Social Sanctions and Their Effectiveness
Keywords:
social sanctions against Russia, EU sanctions architecture, visa mobility restrictions, consumer restrictions, everyday financial life, compliance externalities, over-compliance, humanitarian and fundamental-rights thresholds, social cohesion effects, sanctions acceptability, ethical robustness of sanctions, social-sanctions outlook 2026–2030Abstract
Part Four, Social Sanctions and Their Effectiveness, examines the social dimension of the EU sanctions regime against Russia as a distinct but deeply interconnected component of the wider sanctions architecture analysed throughout the full edition. It defines social sanctions not simply as symbolic pressure, but as measurable restrictions and compliance effects that shape everyday life through cross-border mobility, consumer access, and the routine functioning of personal finance. The section develops a clear analytical framework by distinguishing direct restrictions from indirect social effects and by linking legal measures to the operational behaviour of states, banks, platforms, carriers, and other private actors. A substantial part of the chapter reviews three core social-sanctions domains: visa mobility, consumer restrictions, and the everyday financial life of citizens, showing that their practical effect often lies in friction, uncertainty, and the erosion of normalised access rather than in absolute prohibition.
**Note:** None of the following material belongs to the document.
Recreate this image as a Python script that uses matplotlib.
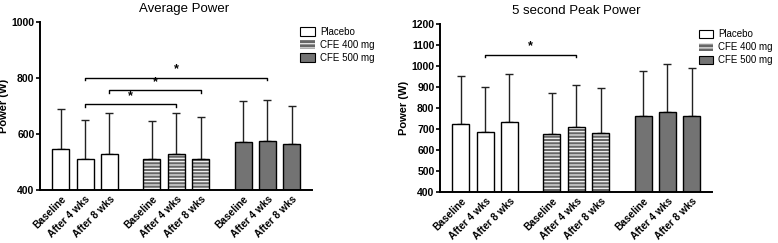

The analysis then turns to the social costs of such measures, focusing on distributional impacts, humanitarian and fundamental-rights thresholds, social cohesion risks, over-compliance, and the historical characteristics of Russian society that shape the acceptability and reception of social pressure. A major strength of this part is its insistence that sanctions must be judged not only by pressure generated, but also by proportionality, legitimacy, and controllability of collateral effects. The chapter also provides a forward-looking assessment for 2026–2030, examining likely policy scenarios, expected design evolution, adaptation pathways, and the conditions under which social sanctions may remain strategically relevant. It concludes with a set of proposals for ethically robust social measures, emphasising proportionality, precision, reversibility, protected channels, safeguards against discrimination and over-compliance, and continuous monitoring. Within the logic of the whole publication, Part Four is especially important because it shows how sanctions operate not only through states, sectors, and institutions, but also through the lived social environment in which legitimacy, resilience, and everyday adaptation are formed.